Kathy was hot on her heels, having abandoned her car, which now had the single lane completely stopped. Cars were smashing their horns, confused at the blockage.
When the cop finally got the hint that Kathy and Charlotte knew the people who’d been in the car, the people who’d flipped over, his face grew pale. “They went to Victor Huffman Hospital. It’s about ten miles from here.”
Rather than force them to go all the way down the highway and use the exit that would take them the wrong way, the cop got in his car and led them a quarter of a mile to a median turnaround between the two sides of the highway.
With his lights flashing, he drew them to the opposite side, where they were able to speed down a traffic-less road and all the way to the hospital.
Too out of her mind to remember anything, Charlotte had written down the cop’s directions.
“He said they took them both to the hospital,” Kathy reminded her. “It’s good news.”
Charlotte wasn’t sure if that was good news. It meant neither of them had died at the crash site, but there was no knowing what had happened once they’d left it.
Charlotte and Kathy burst into the emergency room and up to the front desk.
When the woman behind the counter asked about their relationship to the men in the accident, Charlotte said, “One is my husband, and one is my brother.” Kathy didn’t flinch.
She thought Charlotte was lying, which had to be okay.
To add to the lie, Charlotte said Kathy was her sister.
They were told that one of the men was in surgery and one was resting in a room on another floor.
They weren’t told which. A nurse came to guide them to the other floor, and all the way, Charlotte shook with fear, unsure which of the men she wanted to be waiting for her on the other side.
If it were Ralph, she would throw herself on him and cover him with kisses and say, “ Let’s get married tomorrow !
” If it were Jack, she would scream with relief. He couldn’t die on her twice!
Kathy sensed her hesitance and took her hand. “It’s going to be all right.”
It was a nightmare scenario, Charlotte knew. It was something she’d have to come to terms with for the rest of her life.
Like the unbreakable man he was, Jack waited for them in the hospital bed, one of his legs in a cast and one of his arms wrapped up in tight bandages.
There were scratches on his face and a greenish tint to his cheeks.
But he was almost fully intact. Charlotte took a breath and wrapped her arms around him.
“What happened?” she whispered.
Jack shook his head.

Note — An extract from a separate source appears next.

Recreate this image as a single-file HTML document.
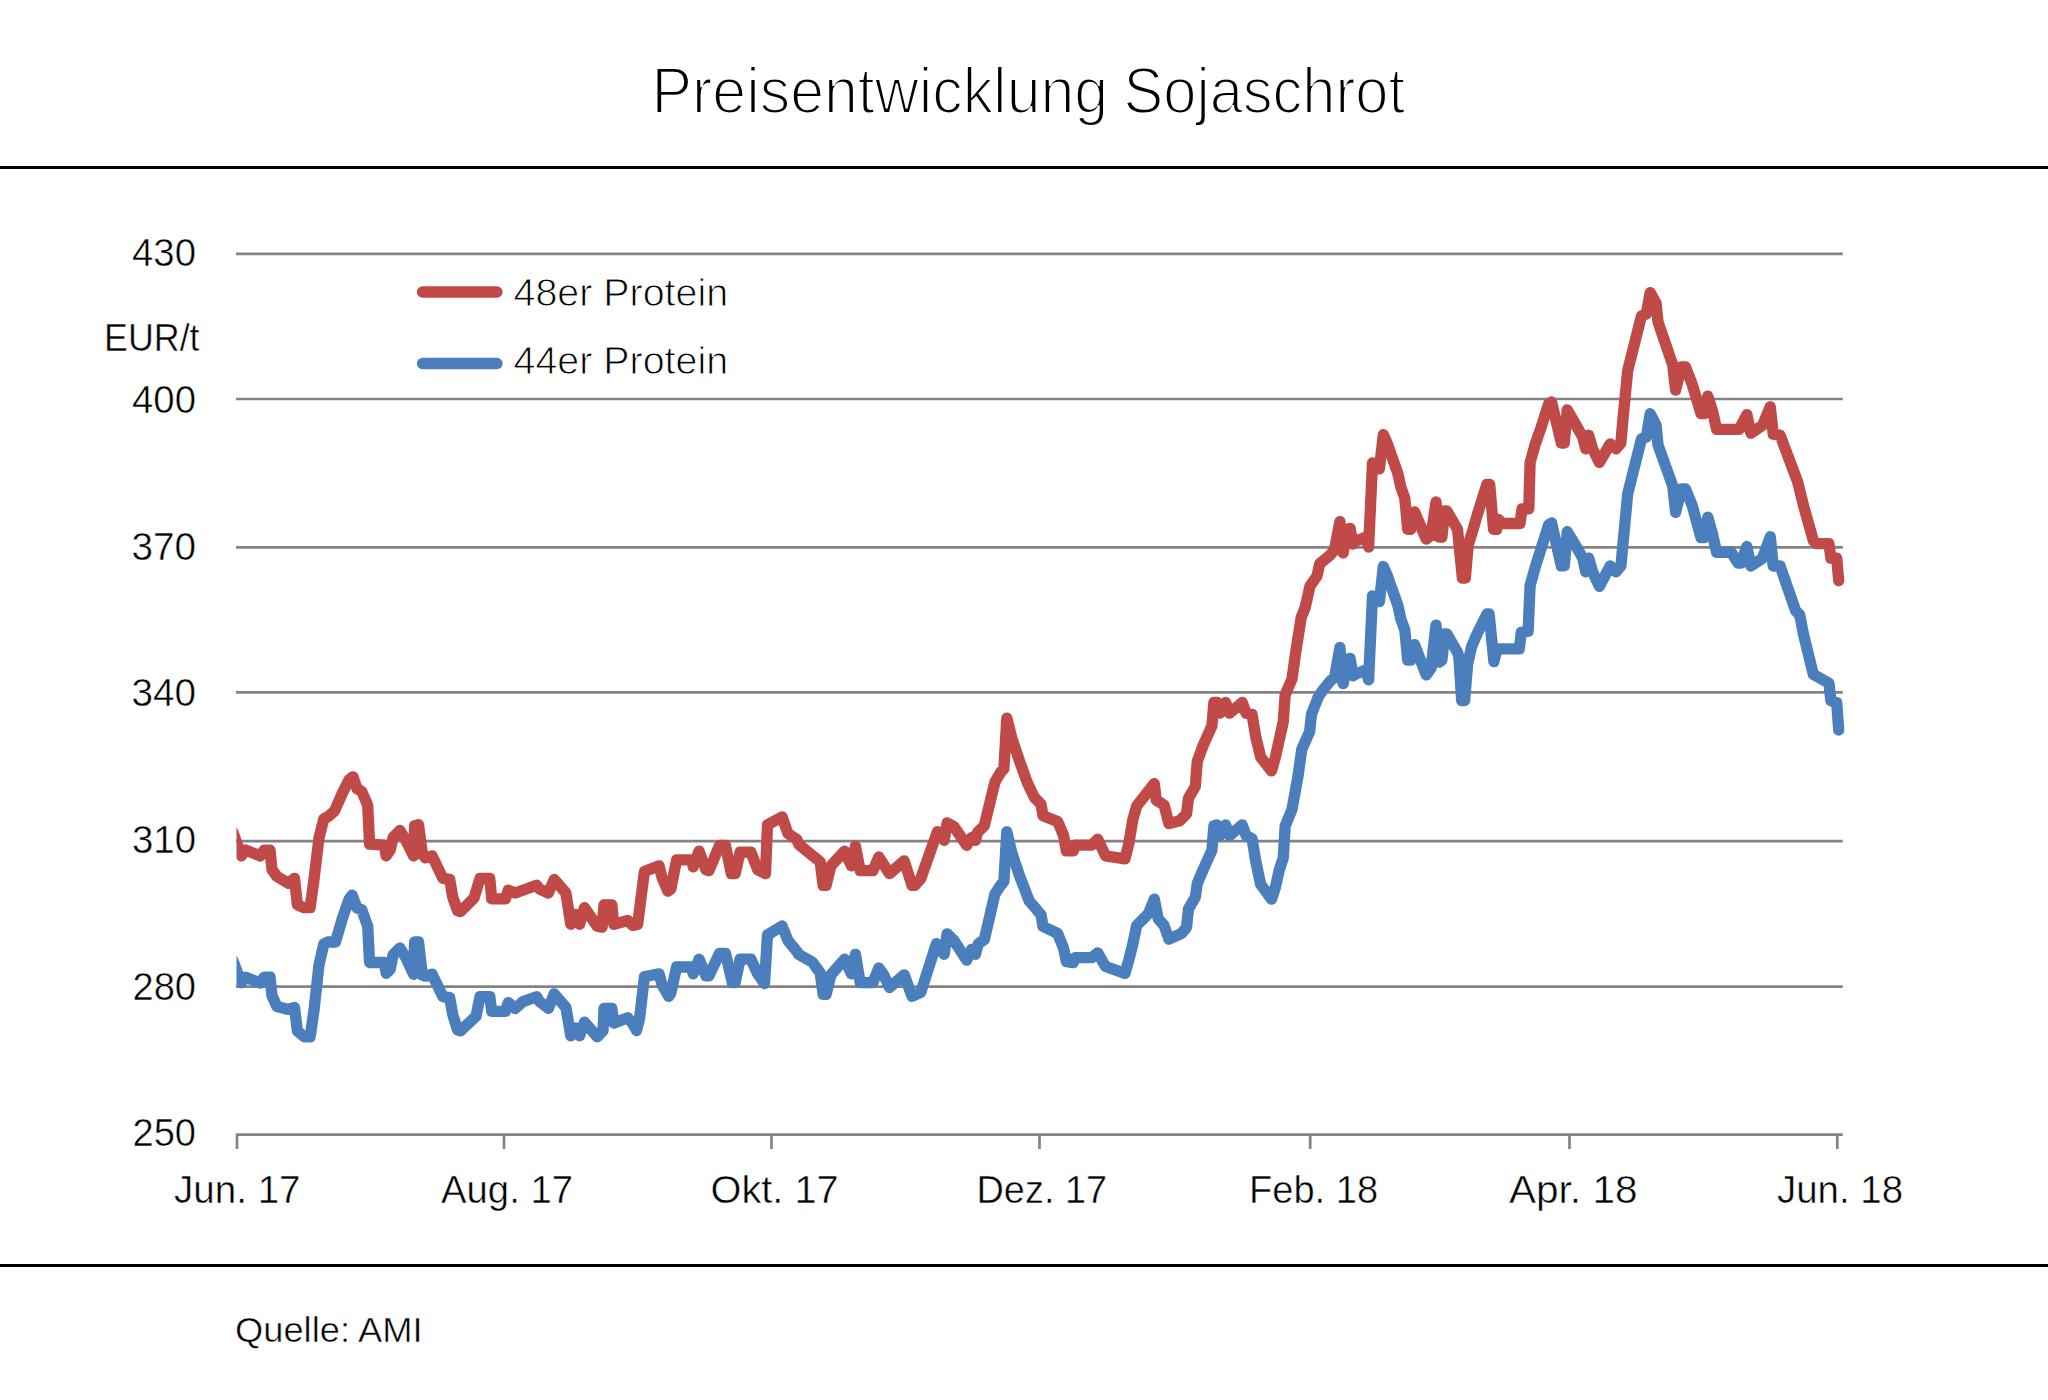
<!DOCTYPE html>
<html lang="de"><head><meta charset="utf-8"><title>Preisentwicklung Sojaschrot</title>
<style>
html,body{margin:0;padding:0;background:#fff;}
body{width:2048px;height:1400px;overflow:hidden;position:relative;font-family:"Liberation Sans",sans-serif;}
svg{position:absolute;left:0;top:0;display:block;}
text{font-family:"Liberation Sans",sans-serif;fill:#000;}
.t{font-size:65px;stroke:#fff;stroke-width:2.1px;}
.a{font-size:38.7px;stroke:#fff;stroke-width:0.5px;}
.l{font-size:38px;stroke:#fff;stroke-width:0.9px;}
.q{font-size:35px;stroke:#fff;stroke-width:0.5px;}
.g{stroke:#848282;stroke-width:2.7;fill:none;}
.s{fill:none;stroke-width:11.3;stroke-linejoin:round;stroke-linecap:round;}
</style></head><body>
<svg width="2048" height="1400" viewBox="0 0 2048 1400">
<defs><clipPath id="c"><rect x="236.5" y="200" width="1620" height="940"/></clipPath></defs>
<rect x="0" y="0" width="2048" height="1400" fill="#fff"/>
<rect x="0" y="166" width="2048" height="3" fill="#000"/>
<rect x="0" y="1264" width="2048" height="3" fill="#000"/>
<line class="g" x1="236" y1="253.9" x2="1842.8" y2="253.9"/>
<line class="g" x1="236" y1="399.0" x2="1842.8" y2="399.0"/>
<line class="g" x1="236" y1="547.3" x2="1842.8" y2="547.3"/>
<line class="g" x1="236" y1="692.4" x2="1842.8" y2="692.4"/>
<line class="g" x1="236" y1="841.1" x2="1842.8" y2="841.1"/>
<line class="g" x1="236" y1="986.7" x2="1842.8" y2="986.7"/>
<line class="g" x1="236" y1="1134.6" x2="1842.8" y2="1134.6"/>
<line class="g" x1="237" y1="1134.6" x2="237" y2="1149"/>
<line class="g" x1="504" y1="1134.6" x2="504" y2="1149"/>
<line class="g" x1="771.5" y1="1134.6" x2="771.5" y2="1149"/>
<line class="g" x1="1039.5" y1="1134.6" x2="1039.5" y2="1149"/>
<line class="g" x1="1310.2" y1="1134.6" x2="1310.2" y2="1149"/>
<line class="g" x1="1569.5" y1="1134.6" x2="1569.5" y2="1149"/>
<line class="g" x1="1837.3" y1="1134.6" x2="1837.3" y2="1149"/>
<text class="t" y="112.6"><tspan x="651.50" textLength="456.70" lengthAdjust="spacingAndGlyphs">Preisentwicklung</tspan> <tspan x="1123.50" textLength="281.55" lengthAdjust="spacingAndGlyphs">Sojaschrot</tspan></text>
<text class="a" x="132.00" y="266" textLength="64.00" lengthAdjust="spacingAndGlyphs">430</text>
<text class="a" x="132.00" y="412.5" textLength="64.00" lengthAdjust="spacingAndGlyphs">400</text>
<text class="a" x="131.50" y="560" textLength="64.57" lengthAdjust="spacingAndGlyphs">370</text>
<text class="a" x="131.50" y="706" textLength="64.57" lengthAdjust="spacingAndGlyphs">340</text>
<text class="a" x="132.00" y="853" textLength="64.05" lengthAdjust="spacingAndGlyphs">310</text>
<text class="a" x="132.50" y="1000" textLength="63.55" lengthAdjust="spacingAndGlyphs">280</text>
<text class="a" x="132.50" y="1146" textLength="63.55" lengthAdjust="spacingAndGlyphs">250</text>
<text class="a" x="104.00" y="351" textLength="95.54" lengthAdjust="spacingAndGlyphs">EUR/t</text>
<text class="a" x="174.00" y="1202.5" textLength="126.54" lengthAdjust="spacingAndGlyphs">Jun. 17</text>
<text class="a" x="441.00" y="1202.5" textLength="132.00" lengthAdjust="spacingAndGlyphs">Aug. 17</text>
<text class="a" x="710.50" y="1202.5" textLength="128.07" lengthAdjust="spacingAndGlyphs">Okt. 17</text>
<text class="a" x="976.50" y="1202.5" textLength="130.61" lengthAdjust="spacingAndGlyphs">Dez. 17</text>
<text class="a" x="1249.00" y="1202.5" textLength="129.09" lengthAdjust="spacingAndGlyphs">Feb. 18</text>
<text class="a" x="1509.00" y="1202.5" textLength="128.52" lengthAdjust="spacingAndGlyphs">Apr. 18</text>
<text class="a" x="1777.00" y="1202.5" textLength="126.02" lengthAdjust="spacingAndGlyphs">Jun. 18</text>
<text class="l" x="513.50" y="306" textLength="214.53" lengthAdjust="spacingAndGlyphs">48er Protein</text>
<text class="l" x="513.50" y="374.4" textLength="214.53" lengthAdjust="spacingAndGlyphs">44er Protein</text>
<text class="q" x="235.00" y="1342.3" textLength="187.60" lengthAdjust="spacingAndGlyphs">Quelle: AMI</text>
<g clip-path="url(#c)">
<polyline class="s" stroke="#4B7EBC" points="232.9,960.6 241.3,982.7 245.6,977.2 260.3,983 264.2,977.2 270,977.2 272,995.7 276.9,1006.5 288.6,1009.4 294.5,1007.5 297.4,1030.9 304.2,1036.8 310.1,1036.8 314,1010.4 318.9,965.5 323.8,944 327.7,942 335.5,942 342.3,918.6 349.1,899.1 352.1,895.2 357,907.9 361.8,909.8 367.7,926.4 369.6,962.5 384.3,962.5 386.2,973.3 390.2,969.4 393.1,954.7 399.9,947.9 405.8,957.7 413.6,974.3 414.6,942 418.5,942 422.4,975.2 425.3,976.2 432.1,974.3 442.9,996.7 449.7,997.7 452.7,1014.3 457.5,1029.9 460.5,1030.9 476.1,1016.2 480,996.7 489.8,996.7 491.7,1011.4 505.4,1011.4 508.3,1002.6 515.2,1008.4 523,1001.6 536.6,996.7 539.6,1001.6 548.4,1008.4 554.2,993.8 565.9,1007.5 570.8,1035.8 575.7,1028 579.6,1035.8 584.5,1022.1 597.2,1036.8 603,1030.9 604,1008.4 611.8,1008.4 613.8,1023.1 627.8,1017.8 632.7,1023.6 636.6,1030.5 639.5,1018.8 644.4,976.8 659.1,973.8 662,984.6 668.8,996.3 670.8,993.4 676.6,967 691.3,967 693.2,973.8 699.1,959.2 705.9,975.8 708.9,975.8 719.6,953.3 725.5,953.3 732.3,982.6 735.2,982.6 740.1,959.2 750.9,959.2 757.7,973.8 764.5,983.6 767.5,934.8 782.1,926 788,940.6 796.8,951.4 798.7,954.3 812.4,962.1 820.2,972.9 823.1,994.3 826.1,994.3 830.9,974.8 844.6,959.2 851.4,973.8 855.4,954.3 860.2,982.6 872.9,982.6 878.8,968 883.7,974.8 889.5,987.5 904.2,974.8 912,996.3 920.8,992.4 936.4,943.6 944.2,954.3 947.1,933.8 954,940.6 966.7,960.2 971.6,949.4 975.5,954.3 978.4,943.6 984.3,939.6 995,893.8 1000.9,885 1003.9,881.6 1006.8,831.8 1011.7,852.3 1019.5,875.7 1029.3,901.1 1035.2,907.9 1041,914.8 1043,926.5 1057.6,933.3 1063.5,948 1066.4,961.6 1073.2,962.6 1075.2,957.7 1091.8,957.7 1097.7,952.9 1105.5,966.5 1125,973.4 1128.9,959.7 1132.8,944.1 1136.7,925.5 1148.4,913.8 1154.3,899.1 1158.2,918.7 1164.1,925.5 1168.9,939.2 1181.6,933.3 1186.5,927.5 1188.5,908.9 1195.3,897.2 1197.3,883.5 1203.1,869.8 1211.9,850.3 1213.9,825.9 1216.8,824.9 1219.7,835.7 1225.6,824.9 1229.5,835.7 1242.2,824.9 1246.1,835.7 1252,838.6 1255.9,862 1260.7,884.5 1271.5,899.1 1275.4,887.4 1279.3,869.8 1283.2,858.1 1285.2,825.9 1292,809.3 1297.9,776.7 1301.8,749.4 1309.6,731.8 1311.5,714.2 1318.4,696.6 1322.3,690.8 1330.5,680.7 1334.5,677.8 1339.9,647.5 1343.2,683.7 1347.1,659.3 1350.1,658.3 1353,675.9 1355.9,673.9 1365.7,670 1368.6,679.8 1372.5,595.8 1379.4,601.6 1383.3,566.5 1387.2,575.3 1397.9,605.5 1400.9,619.2 1404.8,630 1407.7,660.2 1410.6,660.2 1414.5,644.6 1426.2,674.9 1431.1,668 1436,625.1 1438.9,662.2 1441.9,660.2 1444.8,633.9 1446.8,633.9 1457.5,652.4 1458.8,656.7 1461.7,700.7 1464.6,700.7 1467.6,664.5 1471.5,647 1477.3,633.3 1487.1,613.8 1489.1,613.8 1493.9,661.6 1496.9,648.9 1519.3,648.9 1521.3,632.3 1528.1,631.3 1530.1,585.4 1535,567.9 1541.8,546.4 1548.6,524.9 1551.6,522.9 1561.3,565.9 1564.3,565.9 1567.2,531.7 1575,544.4 1582.8,558.1 1585.7,571.8 1588.7,558.1 1592.6,571.8 1599.4,586.4 1610.2,565.9 1616,571.8 1620.9,565.9 1622.9,544.4 1627.7,493.8 1637.5,454.7 1641.4,439.1 1646.3,437.1 1650.2,413.7 1656.1,425.4 1658,444.9 1672.7,485.9 1675.6,512.3 1681.4,488.9 1685.4,488.9 1692.2,505.5 1701,537.7 1703.9,537.7 1707.8,517.2 1712.7,534.8 1716.6,552.3 1731.2,552.3 1738.1,563.1 1741,563.1 1746.9,546.5 1750.8,566 1762.5,558.2 1770.3,536.7 1773.2,566 1780.1,566 1795.7,610.8 1799.6,614.7 1803.5,634.3 1813.3,674.3 1828.9,683.1 1830.9,700.7 1836.7,702.6 1838.7,730"/>
<polyline class="s" stroke="#C04A48" points="232.9,832.1 241.3,855.9 245.6,850.1 260.3,855.9 264.2,850.1 270,850.1 272,869.6 276.9,876.4 288.6,883.3 294.5,878.4 297.4,904.8 304.2,907.7 310.1,907.7 314,879.4 318.9,838.4 323.8,818.8 327.7,816.9 334.5,811 342.3,793.4 349.1,779.8 353,776.8 357,788.6 361.8,791.5 367.7,805.2 369.6,844.2 384.3,845.2 386.2,855.9 390.2,850.1 393.1,837.4 399.9,830.5 405.8,840.3 413.6,855.9 414.6,825.7 418.5,824.7 422.4,854 425.3,857.9 432.1,855.9 442.9,878.4 449.7,879.4 452.7,897 457.5,910.6 460.5,911.6 474.1,897.9 480,878.4 489.8,878.4 491.7,898.9 505.4,898.9 508.3,890.1 515.2,893 536.6,885.2 539.6,889.1 548.4,893 554.2,879.4 565.9,893 570.8,924.3 575.7,914.5 579.6,924.3 584.5,907.7 597.2,926.2 602.1,927.2 604,904.8 611.8,904.8 613.8,924.3 627.8,920.5 632.7,925.4 637.6,924.4 644.4,871.6 659.1,865.8 662,877.5 667.9,891.2 670.8,889.2 676.6,859.9 692.3,859.9 693.2,866.8 699.1,851.1 705.9,869.7 708.9,870.7 719.6,845.3 725.5,845.3 731.3,873.6 735.2,873.6 740.1,852.1 750.9,852.1 757.7,869.7 765.5,873.6 767.5,824.8 782.1,817 788,833.6 796.8,839.4 798.7,844.3 820.2,861.9 823.1,885.3 826.1,885.3 830.9,865.8 844.6,851.1 851.4,865.8 855.4,846.2 860.2,870.7 872.9,870.7 878.8,857 889.5,873.6 904.2,860.9 912,885.3 914.9,885.3 920.8,878.5 937.4,831.6 944.2,840.4 947.1,822.8 954,826.7 966.7,845.3 971.6,837.5 975.5,840.4 977.4,832.6 984.3,825.7 995,781.8 1000.9,772 1003.9,768.9 1006.8,718.1 1011.7,737.7 1019.5,761.1 1027.3,782.6 1034.2,797.2 1041,804.1 1043,815.8 1057.6,821.6 1063.5,835.3 1066.4,850.9 1073.2,850.9 1075.2,845.1 1091.8,845.1 1097.7,839.2 1105.5,855.8 1125,858.8 1128.9,843.1 1132.8,819.7 1136.7,806 1154.3,783.6 1156.2,800.2 1164.1,805 1168.9,823.6 1179.7,820.7 1186.5,813.8 1188.5,798.2 1195.3,786.5 1197.3,761.1 1203.1,745.5 1211.9,725.9 1213.9,702.5 1216.8,702.5 1219.7,713.2 1225.6,702.5 1229.5,713.2 1242.2,702.5 1246.1,713.2 1252,714.2 1255.9,737.7 1260.7,757.2 1271.5,770.9 1275.4,757.2 1283.2,722 1285.2,694.7 1292,679.1 1295.4,654.4 1301.2,617.3 1305.2,607.5 1310,586 1316.9,576.2 1319.8,563.6 1330.5,554.8 1334.5,549.9 1339.9,521.6 1343.2,552.8 1347.1,529.4 1350.1,528.4 1353,544 1355.9,541.1 1365.7,537.2 1368.6,547 1372.5,463 1379.4,468.8 1383.3,434.6 1387.2,443.4 1397.9,473.7 1400.9,487.4 1404.8,498.1 1407.7,529.4 1410.6,529.4 1414.5,511.8 1426.2,539.1 1431.1,535.2 1436,502 1438.9,537.2 1441.9,537.2 1444.8,510.8 1446.8,510.8 1457.5,529.4 1462.4,578.2 1465.3,578.2 1468.2,545 1473.1,529.4 1477,515.7 1486.8,484.5 1489.7,484.5 1493.6,529.4 1496.6,529.4 1498.5,519.6 1502.4,523.5 1520,523.5 1522,508.9 1528.8,508.9 1530.1,462.5 1535,444.9 1541.8,425.4 1548.6,403.9 1551.6,402 1561.3,443 1564.3,443 1567.2,409.8 1575,423.4 1582.8,437.1 1585.7,448.8 1588.7,435.2 1592.6,448.8 1599.4,462.5 1610.2,443.9 1616,448.8 1620.9,443 1622.9,419.5 1627.7,370.7 1637.5,331.6 1641.4,316 1646.3,314.1 1650.2,292.6 1656.1,303.3 1658,321.9 1672.7,364.8 1675.6,390.2 1681.4,366.8 1685.4,366.8 1692.2,384.4 1701,413.7 1703.9,413.7 1707.8,396.1 1712.7,411.7 1716.6,429.3 1739.1,429.3 1746.9,414.6 1750.8,433.2 1762.5,425.4 1770.3,406.8 1773.2,434.2 1780.1,435.2 1797.7,482 1803.5,505.5 1813.3,540.6 1816.2,543.6 1828.9,543.6 1830.9,558.2 1836.7,558.2 1838.7,580.7"/>
</g>
<line class="s" x1="422.5" y1="292" x2="497" y2="292" stroke="#C04A48"/>
<line class="s" x1="422.5" y1="363.5" x2="497" y2="363.5" stroke="#4B7EBC"/>
</svg>
</body></html>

He couldn’t meet her eyes.
Charlotte leaned back and tried to read his mind, a difficult task after years of lying and not understanding the Whitmores or what they wanted from one another.
It was clear that Jack had no plans to tell her what happened, why the accident had occurred, and, for Charlotte, there seemed to be only one reason.
It had been Jack’s fault. An icy feeling came over her heart, and she sat down and cupped her knees.
Kathy did better with him, at least at first. “I can’t believe you’re all right.”
Jack flared his nostrils. “I couldn’t believe we were flying through the air like that.”
Charlotte remembered how Kathy had spoken about Jack and Ralph, driving too fast and listening to music. Had they been so reckless the entire way?
“How are the people in the other car?” Jack asked.
“We don’t know,” Kathy said. “We only know about you.”
“And Ralph?”
Charlotte’s voice was harder than she’d planned. “He’s in surgery.”
Jack’s face grew shadowed with horror.
Charlotte couldn’t remain in Jack’s room for long.
Her heart was beating at irregular intervals.
She genuinely felt she was going insane.
Eventually, she and Kathy went to the waiting room, where they sat, holding hands, for the next two hours.
It felt like years before someone came to tell them that Ralph would maybe never walk again.
Charlotte was stricken. Half stumbling down the hall to meet her love, she prepared herself for the worst. And when she turned the corner to find him, she saw unfocused eyes that seemed to look at her as though she were a stranger.